We call ourselves “Blackfeet” (or Pikuni or Southern Piegan) whereas “Blackfoot” usually refers to our three Canadian counterparts that share our origins, language, and culture: The Northern Piegan, the Kainai Nation, and the Siksika Nation. Collectively, our four nations form the Blackfoot Confederacy or Niitsítapi (meaning "original people"). But you can call us Blackfeet or Blackfoot, and Pikuni (pronounced pih–kuhn–ee) or Piegan (pronounced pay-gone) is even better. 

Our home, which was once larger than Montana but is today the size of Delaware, is bordered by Canada to the north, Glacier Park and the Rockies to the west, and prairie and wilderness to the south and east. Much of our reservation looks a lot like rolling prairie elsewhere, but there is a difference. Since we are in the foothills of the Rockies, our average elevation is over 4,000’ and that makes the growing season short and our weather extreme and mercurial. Some folks might find it too cold and windy or hot and windy to make this their first choice for year-round living. 

But we wouldn’t live anywhere else. ​Of the 566 tribes in the United States, the Blackfeet Tribe is one of only 6 tribes that still lives on ancestral lands. We believe that we have always lived here, and recent archaeological discoveries show that we have indeed been on this land for thousands of years. 

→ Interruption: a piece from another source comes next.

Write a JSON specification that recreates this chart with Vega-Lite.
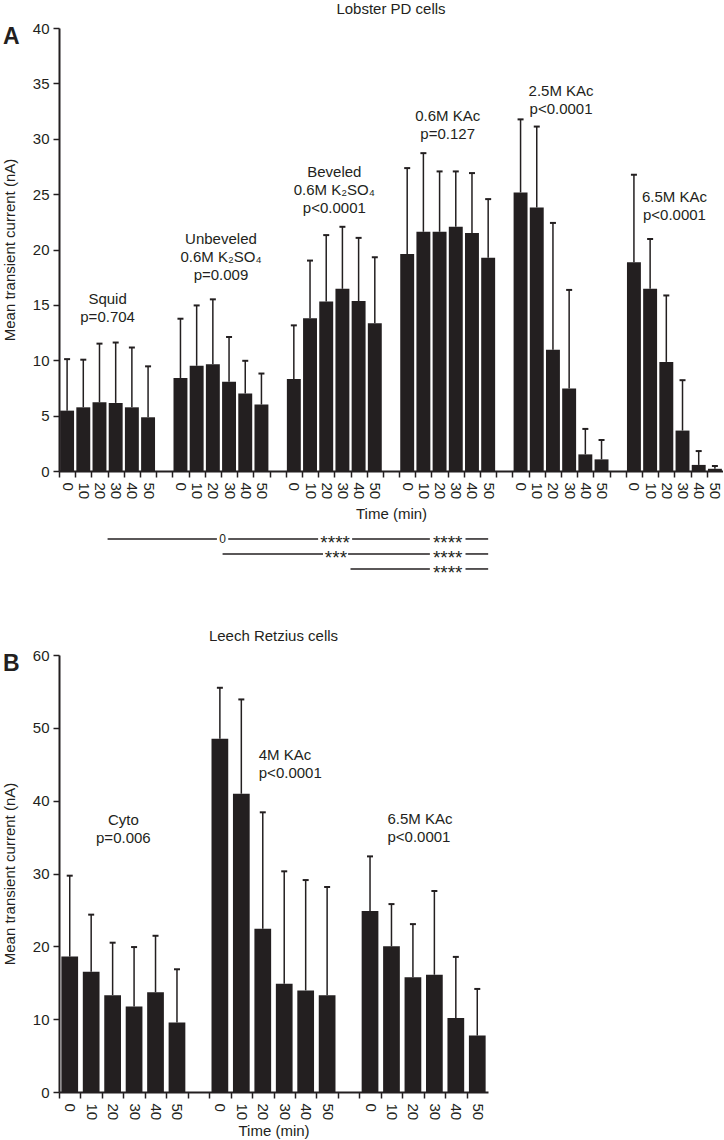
{
  "$schema": "https://vega.github.io/schema/vega-lite/v6.json",
  "padding": {"left": 2, "top": 2, "right": 0, "bottom": 0},
  "spacing": 46,
  "datasets": {
    "lobster": [
      {"slot": "Squid|0", "mean": 5.45, "upper": 10.1},
      {"slot": "Squid|10", "mean": 5.75, "upper": 10.05},
      {"slot": "Squid|20", "mean": 6.2, "upper": 11.5},
      {"slot": "Squid|30", "mean": 6.15, "upper": 11.6},
      {"slot": "Squid|40", "mean": 5.75, "upper": 11.15},
      {"slot": "Squid|50", "mean": 4.85, "upper": 9.45},
      {"slot": "Unbeveled|0", "mean": 8.4, "upper": 13.75},
      {"slot": "Unbeveled|10", "mean": 9.5, "upper": 14.95},
      {"slot": "Unbeveled|20", "mean": 9.65, "upper": 15.5},
      {"slot": "Unbeveled|30", "mean": 8.05, "upper": 12.1},
      {"slot": "Unbeveled|40", "mean": 7.0, "upper": 9.95},
      {"slot": "Unbeveled|50", "mean": 6.0, "upper": 8.8},
      {"slot": "Beveled|0", "mean": 8.3, "upper": 13.15},
      {"slot": "Beveled|10", "mean": 13.8, "upper": 19.0},
      {"slot": "Beveled|20", "mean": 15.3, "upper": 21.3},
      {"slot": "Beveled|30", "mean": 16.45, "upper": 22.05},
      {"slot": "Beveled|40", "mean": 15.35, "upper": 21.05},
      {"slot": "Beveled|50", "mean": 13.35, "upper": 19.3},
      {"slot": "KAc0.6|0", "mean": 19.6, "upper": 27.35},
      {"slot": "KAc0.6|10", "mean": 21.6, "upper": 28.7},
      {"slot": "KAc0.6|20", "mean": 21.6, "upper": 27.05},
      {"slot": "KAc0.6|30", "mean": 22.05, "upper": 27.05},
      {"slot": "KAc0.6|40", "mean": 21.5, "upper": 26.9},
      {"slot": "KAc0.6|50", "mean": 19.25, "upper": 24.55},
      {"slot": "KAc2.5|0", "mean": 25.15, "upper": 31.75},
      {"slot": "KAc2.5|10", "mean": 23.8, "upper": 31.1},
      {"slot": "KAc2.5|20", "mean": 10.95, "upper": 22.4},
      {"slot": "KAc2.5|30", "mean": 7.45, "upper": 16.35},
      {"slot": "KAc2.5|40", "mean": 1.5, "upper": 3.8},
      {"slot": "KAc2.5|50", "mean": 1.05, "upper": 2.8},
      {"slot": "KAc6.5|0", "mean": 18.85, "upper": 26.75},
      {"slot": "KAc6.5|10", "mean": 16.45, "upper": 20.95},
      {"slot": "KAc6.5|20", "mean": 9.85, "upper": 15.85},
      {"slot": "KAc6.5|30", "mean": 3.65, "upper": 8.2},
      {"slot": "KAc6.5|40", "mean": 0.55, "upper": 1.8},
      {"slot": "KAc6.5|50", "mean": 0.2, "upper": 0.45}
    ],
    "lobsterLabels": [
      {"slot": "Squid|20", "ly": 15.5, "label": "Squid\np=0.704"},
      {"slot": "Unbeveled|20", "ly": 20.95, "label": "Unbeveled\n0.6M K₂SO₄\np=0.009"},
      {"slot": "Beveled|20", "ly": 27.0, "label": "Beveled\n0.6M K₂SO₄\np<0.0001"},
      {"slot": "KAc0.6|20", "ly": 32.05, "label": "0.6M KAc\np=0.127"},
      {"slot": "KAc2.5|20", "ly": 34.3, "label": "2.5M KAc\np<0.0001"},
      {"slot": "KAc6.5|20", "ly": 24.75, "label": "6.5M KAc\np<0.0001"}
    ],
    "lobsterLetter": [
      {"slot": "Squid|0", "ly": 40, "panel": "A"}
    ],
    "sig": [
      {"row": 1, "from": 3.0, "to": 9.75},
      {"row": 1, "from": 10.45, "to": 16.0},
      {"row": 1, "from": 18.1, "to": 22.9},
      {"row": 1, "from": 25.1, "to": 26.5},
      {"row": 2, "from": 10.1, "to": 16.3},
      {"row": 2, "from": 17.85, "to": 22.9},
      {"row": 2, "from": 25.1, "to": 26.5},
      {"row": 3, "from": 18.0, "to": 22.9},
      {"row": 3, "from": 25.1, "to": 26.5}
    ],
    "sigLabels": [
      {"row": 1, "at": 10.1, "stars": "0"},
      {"row": 1, "at": 17.05, "stars": "****"},
      {"row": 1, "at": 24.0, "stars": "****"},
      {"row": 2, "at": 17.1, "stars": "***"},
      {"row": 2, "at": 24.0, "stars": "****"},
      {"row": 3, "at": 24.0, "stars": "****"}
    ],
    "leech": [
      {"slot": "Cyto|0", "mean": 18.6, "upper": 29.7},
      {"slot": "Cyto|10", "mean": 16.5, "upper": 24.35},
      {"slot": "Cyto|20", "mean": 13.3, "upper": 20.5},
      {"slot": "Cyto|30", "mean": 11.75, "upper": 19.9},
      {"slot": "Cyto|40", "mean": 13.7, "upper": 21.45},
      {"slot": "Cyto|50", "mean": 9.55, "upper": 16.85},
      {"slot": "KAc4|0", "mean": 48.5, "upper": 55.5},
      {"slot": "KAc4|10", "mean": 40.95, "upper": 53.9},
      {"slot": "KAc4|20", "mean": 22.4, "upper": 38.4},
      {"slot": "KAc4|30", "mean": 14.85, "upper": 30.3},
      {"slot": "KAc4|40", "mean": 13.95, "upper": 29.1},
      {"slot": "KAc4|50", "mean": 13.3, "upper": 28.15},
      {"slot": "KAc6.5|0", "mean": 24.85, "upper": 32.35},
      {"slot": "KAc6.5|10", "mean": 20.0, "upper": 25.8},
      {"slot": "KAc6.5|20", "mean": 15.75, "upper": 23.05},
      {"slot": "KAc6.5|30", "mean": 16.1, "upper": 27.6},
      {"slot": "KAc6.5|40", "mean": 10.15, "upper": 18.55},
      {"slot": "KAc6.5|50", "mean": 7.75, "upper": 14.15}
    ],
    "leechLabelsCenter": [
      {"slot": "Cyto|20", "ly": 37.35, "label": "Cyto\np=0.006"}
    ],
    "leechLabelsLeft": [
      {"slot": "KAc4|20", "ly": 46.25, "label": "4M KAc\np<0.0001"},
      {"slot": "KAc6.5|10", "ly": 37.45, "label": "6.5M KAc\np<0.0001"}
    ],
    "leechLetter": [
      {"slot": "Cyto|0", "ly": 60, "panel": "B"}
    ]
  },
  "vconcat": [
    {
      "width": 664,
      "height": 443,
      "title": "Lobster PD cells",
      "resolve": {"scale": {"x": "independent", "y": "independent"}},
      "layer": [
        {
          "data": {"name": "lobster"},
          "layer": [
            {
              "mark": {"type": "bar", "color": "#231f20"},
              "encoding": {
                "x": {
                  "field": "slot", "type": "nominal",
                  "scale": {
                    "domain": ["Squid|0","Squid|10","Squid|20","Squid|30","Squid|40","Squid|50","gap1",
                               "Unbeveled|0","Unbeveled|10","Unbeveled|20","Unbeveled|30","Unbeveled|40","Unbeveled|50","gap2",
                               "Beveled|0","Beveled|10","Beveled|20","Beveled|30","Beveled|40","Beveled|50","gap3",
                               "KAc0.6|0","KAc0.6|10","KAc0.6|20","KAc0.6|30","KAc0.6|40","KAc0.6|50","gap4",
                               "KAc2.5|0","KAc2.5|10","KAc2.5|20","KAc2.5|30","KAc2.5|40","KAc2.5|50","gap5",
                               "KAc6.5|0","KAc6.5|10","KAc6.5|20","KAc6.5|30","KAc6.5|40","KAc6.5|50"],
                    "paddingInner": 0.14, "paddingOuter": 0.07
                  },
                  "axis": {
                    "title": "Time (min)",
                    "labelExpr": "indexof(datum.value, '|') >= 0 ? split(datum.value, '|')[1] : ''",
                    "labelAngle": 90, "labelPadding": 5, "titlePadding": 8,
                    "tickOffset": -8.1, "labelOffset": 8.1
                  }
                },
                "y": {
                  "field": "mean", "type": "quantitative",
                  "scale": {"domain": [0, 40]},
                  "axis": {"title": "Mean transient current (nA)", "tickCount": 8}
                }
              }
            },
            {
              "mark": {"type": "rule", "color": "#231f20", "strokeWidth": 1.5},
              "encoding": {
                "x": {"field": "slot", "type": "nominal"},
                "y": {"field": "mean", "type": "quantitative"},
                "y2": {"field": "upper"}
              }
            },
            {
              "mark": {"type": "point", "shape": "M-1,0L1,0", "size": 36, "filled": false, "strokeWidth": 2, "color": "#231f20", "opacity": 1},
              "encoding": {
                "x": {"field": "slot", "type": "nominal"},
                "y": {"field": "upper", "type": "quantitative"}
              }
            },
            {
              "data": {"name": "lobsterLabels"},
              "mark": {"type": "text", "fontSize": 15, "lineBreak": "\n", "lineHeight": 18, "align": "center", "baseline": "middle", "dx": 8.1, "color": "#231f20"},
              "encoding": {
                "x": {"field": "slot", "type": "nominal"},
                "y": {"field": "ly", "type": "quantitative"},
                "text": {"field": "label"}
              }
            },
            {
              "data": {"name": "lobsterLetter"},
              "mark": {"type": "text", "fontSize": 23, "fontWeight": "bold", "align": "left", "baseline": "alphabetic", "dx": -64, "dy": 16, "color": "#231f20"},
              "encoding": {
                "x": {"field": "slot", "type": "nominal"},
                "y": {"field": "ly", "type": "quantitative"},
                "text": {"field": "panel"}
              }
            }
          ]
        },
        {
          "layer": [
            {
              "data": {"name": "sig"},
              "mark": {"type": "rule", "color": "#231f20", "strokeWidth": 1.5},
              "encoding": {
                "x": {"field": "from", "type": "quantitative", "scale": {"domain": [0, 41], "nice": false, "zero": false}, "axis": null},
                "x2": {"field": "to"},
                "y": {"field": "row", "type": "quantitative", "scale": {"domain": [-33.06, -3.53], "reverse": true, "nice": false, "zero": false}, "axis": null}
              }
            },
            {
              "data": {"name": "sigLabels"},
              "transform": [{"filter": "datum.stars != '0'"}],
              "mark": {"type": "text", "fontSize": 19, "baseline": "middle", "dy": 4, "color": "#231f20"},
              "encoding": {
                "x": {"field": "at", "type": "quantitative"},
                "y": {"field": "row", "type": "quantitative"},
                "text": {"field": "stars"}
              }
            },
            {
              "data": {"name": "sigLabels"},
              "transform": [{"filter": "datum.stars == '0'"}],
              "mark": {"type": "text", "fontSize": 12, "baseline": "middle", "dy": 0, "color": "#231f20"},
              "encoding": {
                "x": {"field": "at", "type": "quantitative"},
                "y": {"field": "row", "type": "quantitative"},
                "text": {"field": "stars"}
              }
            }
          ]
        }
      ]
    },
    {
      "width": 429,
      "height": 437,
      "title": "Leech Retzius cells",
      "data": {"name": "leech"},
      "layer": [
        {
          "mark": {"type": "bar", "color": "#231f20"},
          "encoding": {
            "x": {
              "field": "slot", "type": "nominal",
              "scale": {
                "domain": ["Cyto|0","Cyto|10","Cyto|20","Cyto|30","Cyto|40","Cyto|50","gap1",
                           "KAc4|0","KAc4|10","KAc4|20","KAc4|30","KAc4|40","KAc4|50","gap2",
                           "KAc6.5|0","KAc6.5|10","KAc6.5|20","KAc6.5|30","KAc6.5|40","KAc6.5|50"],
                "paddingInner": 0.22, "paddingOuter": 0.11
              },
              "axis": {
                "title": "Time (min)",
                "labelExpr": "indexof(datum.value, '|') >= 0 ? split(datum.value, '|')[1] : ''",
                "labelAngle": 90, "labelPadding": 5, "titlePadding": 4,
                "tickOffset": -10.72, "labelOffset": 10.72
              }
            },
            "y": {
              "field": "mean", "type": "quantitative",
              "scale": {"domain": [0, 60]},
              "axis": {"title": "Mean transient current (nA)", "tickCount": 6}
            }
          }
        },
        {
          "mark": {"type": "rule", "color": "#231f20", "strokeWidth": 1.5},
          "encoding": {
            "x": {"field": "slot", "type": "nominal"},
            "y": {"field": "mean", "type": "quantitative"},
            "y2": {"field": "upper"}
          }
        },
        {
          "mark": {"type": "point", "shape": "M-1,0L1,0", "size": 36, "filled": false, "strokeWidth": 2, "color": "#231f20", "opacity": 1},
          "encoding": {
            "x": {"field": "slot", "type": "nominal"},
            "y": {"field": "upper", "type": "quantitative"}
          }
        },
        {
          "data": {"name": "leechLabelsCenter"},
          "mark": {"type": "text", "fontSize": 15, "lineBreak": "\n", "lineHeight": 18, "align": "center", "baseline": "middle", "dx": 10.72, "color": "#231f20"},
          "encoding": {
            "x": {"field": "slot", "type": "nominal"},
            "y": {"field": "ly", "type": "quantitative"},
            "text": {"field": "label"}
          }
        },
        {
          "data": {"name": "leechLabelsLeft"},
          "mark": {"type": "text", "fontSize": 15, "lineBreak": "\n", "lineHeight": 18, "align": "left", "baseline": "middle", "dx": -4, "color": "#231f20"},
          "encoding": {
            "x": {"field": "slot", "type": "nominal"},
            "y": {"field": "ly", "type": "quantitative"},
            "text": {"field": "label"}
          }
        },
        {
          "data": {"name": "leechLetter"},
          "mark": {"type": "text", "fontSize": 23, "fontWeight": "bold", "align": "left", "baseline": "alphabetic", "dx": -66.7, "dy": 16, "color": "#231f20"},
          "encoding": {
            "x": {"field": "slot", "type": "nominal"},
            "y": {"field": "ly", "type": "quantitative"},
            "text": {"field": "panel"}
          }
        }
      ]
    }
  ],
  "config": {
    "font": "Liberation Sans",
    "view": {"stroke": null},
    "title": {"fontSize": 15, "fontWeight": "normal", "color": "#231f20", "offset": 4},
    "axis": {
      "domainColor": "#231f20", "domainWidth": 2,
      "tickColor": "#231f20", "tickWidth": 1.5, "tickSize": 6,
      "labelFontSize": 15, "labelColor": "#231f20",
      "titleFontSize": 15, "titleFontWeight": "normal", "titleColor": "#231f20",
      "grid": false
    },
    "axisY": {"labelPadding": 4, "titlePadding": 15}
  }
}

​Thus, our relationship with the land runs deeper and stronger than most people can understand or appreciate. The land does not belong to us, we belong to it. It is forever and we as individuals are here only for an instant. The land shapes who we are and how we think. For a Blackfeet Indian, regardless of where in the world they live, “home” means the Blackfeet Reservation.

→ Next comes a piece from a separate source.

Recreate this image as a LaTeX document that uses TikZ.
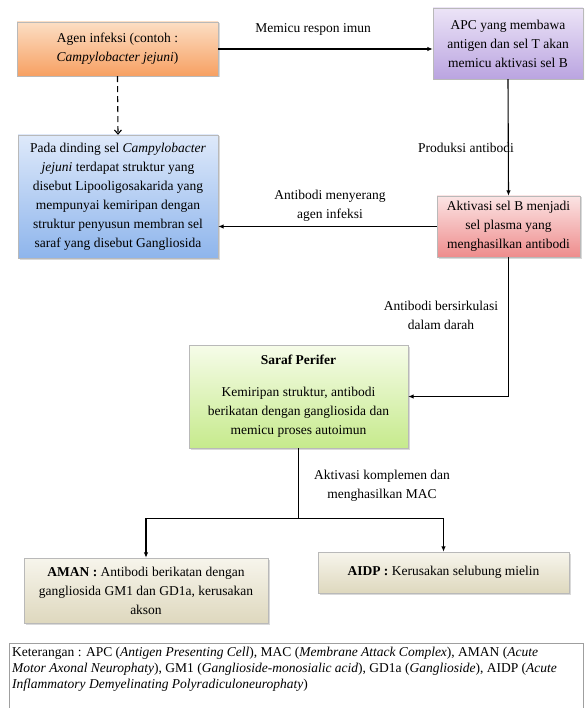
\documentclass[tikz,border=0pt]{standalone}
\usepackage{fontspec}
\setmainfont{Liberation Serif}
\usetikzlibrary{positioning,shapes,arrows,arrows.meta,shadows}

\definecolor{agtop}{RGB}{252,222,196}
\definecolor{agbot}{RGB}{247,160,98}
\definecolor{aptop}{RGB}{236,228,247}
\definecolor{apbot}{RGB}{186,164,224}
\definecolor{bltop}{RGB}{222,233,250}
\definecolor{blbot}{RGB}{142,181,236}
\definecolor{rdtop}{RGB}{251,228,228}
\definecolor{rdbot}{RGB}{238,140,140}
\definecolor{grtop}{RGB}{246,252,233}
\definecolor{grbot}{RGB}{198,234,140}
\definecolor{bgtop}{RGB}{247,245,236}
\definecolor{bgbot}{RGB}{222,216,190}

\begin{document}
\begin{tikzpicture}[x=1pt,y=-1pt,
  font=\fontsize{13.5}{19}\selectfont,
  box/.style={draw=gray!55,line width=0.4pt,align=center,inner sep=2pt,
    drop shadow={shadow xshift=1.5pt,shadow yshift=-1.5pt,opacity=.3}},
  lbl/.style={align=center,inner sep=0pt},
  arr/.style={-{Latex[length=5.5pt,width=4.5pt]},line width=1.1pt}
    ]
    \clip (0,0) rectangle (584,708);
    % boxes
    \node[box,top color=agtop,bottom color=agbot,minimum width=201pt,minimum height=54pt] (agen) at (117.5,49)
      {Agen infeksi (contoh :\\\textit{Campylobacter jejuni})};
    \node[box,top color=aptop,bottom color=apbot,minimum width=150pt,minimum height=71pt] (apc) at (508,43.5)
      {APC yang membawa\\antigen dan sel T akan\\memicu aktivasi sel B};
    \node[box,top color=bltop,bottom color=blbot,minimum width=200pt,minimum height=123pt] (dinding) at (118,196.5)
      {Pada dinding sel \textit{Campylobacter}\\\textit{jejuni} terdapat struktur yang\\disebut Lipooligosakarida yang\\mempunyai kemiripan dengan\\struktur penyusun membran sel\\saraf yang disebut Gangliosida};
    \node[box,top color=rdtop,bottom color=rdbot,minimum width=143pt,minimum height=61pt] (selb) at (508.5,226.5)
      {Aktivasi sel B menjadi\\sel plasma yang\\menghasilkan antibodi};
    \node[box,top color=grtop,bottom color=grbot,minimum width=219pt,minimum height=103pt] (saraf) at (298.5,396.5)
      {\textbf{Saraf Perifer}\\[13pt]Kemiripan struktur, antibodi\\berikatan dengan gangliosida dan\\memicu proses autoimun};
    \node[box,top color=bgtop,bottom color=bgbot,minimum width=244pt,minimum height=65pt] (aman) at (146,590.5)
      {\textbf{AMAN :} Antibodi berikatan dengan\\gangliosida GM1 dan GD1a, kerusakan\\akson};
    \node[box,top color=bgtop,bottom color=bgbot,minimum width=251pt,minimum height=41pt] (aidp) at (443.5,572.5)
      {\textbf{AIDP :} Kerusakan selubung mielin};
    % edge labels
    \node[lbl] (l1) at (313,29) {Memicu respon imun};
    \node[lbl] (l2) at (466,148) {Produksi antibodi};
    \node[lbl] (l3) at (330,206) {Antibodi menyerang\\agen infeksi};
    \node[lbl] (l4) at (441,315) {Antibodi bersirkulasi\\dalam darah};
    \node[lbl] (l5) at (382,486) {Aktivasi komplemen dan\\menghasilkan MAC};
    % connectors
    \draw[arr] (agen.east) -- (agen.east -| apc.west);
    \draw[-{Straight Barb[length=4pt,width=7pt]},line width=1.1pt,dash pattern=on 6pt off 4pt]
      (agen.south) -- (dinding.north);
    \draw[arr] (apc.south) -- (selb.north);
    \draw[arr] (selb.west) -- (selb.west -| dinding.east);
    \draw[arr] (selb.south) |- (saraf.east);
    \draw[line width=1.1pt] (saraf.south) -- ++(0,70) coordinate (cabang);
    \draw[arr] (cabang) -| (aman.north);
    \draw[arr] (cabang) -| (aidp.north);
    % keterangan
    \node[anchor=north west,text width=566pt,inner xsep=3pt,inner ysep=4pt,align=flush left,
      font=\fontsize{13.5}{16}\selectfont] (ket) at (9,643)
      {Keterangan : APC (\textit{Antigen Presenting Cell}), MAC (\textit{Membrane Attack Complex}), AMAN (\textit{Acute}\\
       \textit{Motor Axonal Neurophaty}), GM1 (\textit{Ganglioside-monosialic acid}), GD1a (\textit{Ganglioside}), AIDP (\textit{Acute}\\
       \textit{Inflammatory Demyelinating Polyradiculoneurophaty})};
    \draw[gray!75,line width=0.6pt] (ket.north west) rectangle (583,712);
    \end{tikzpicture}
\end{document}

Unlike so many tribes near cities or in locations that attract large numbers of non-members, the remoteness and seasonal inaccessibility of our reservation has meant that our familial and societal structure has remained intact and strong. We have always lived in an unforgiving, even hostile, environment where everyone needs everyone else to survive. Thousands of years relying in countless ways on each other, with no one else around, has formed a bond and reverence for family and tribe that is rarely found any more in a modern, rootless world. When a Blackfeet meets another Blackfeet for the first time, the conversation quickly turns to “who is your father and mother, who are your grandparents?” 

​Perhaps the most important defining trait of the Blackfeet is generosity. This might seem odd for a people long known for aggressive ferocity in war and conquest and for, sadly, today having so many members struggling with the economic and social problems typical of all large, isolated reservations. But there is no inconsistency: Indians everywhere seem to have a genetic disposition to generosity, and that trait runs especially strong with the Blackfeet.

​Now that you know a little more about us, don’t you think you should come visit?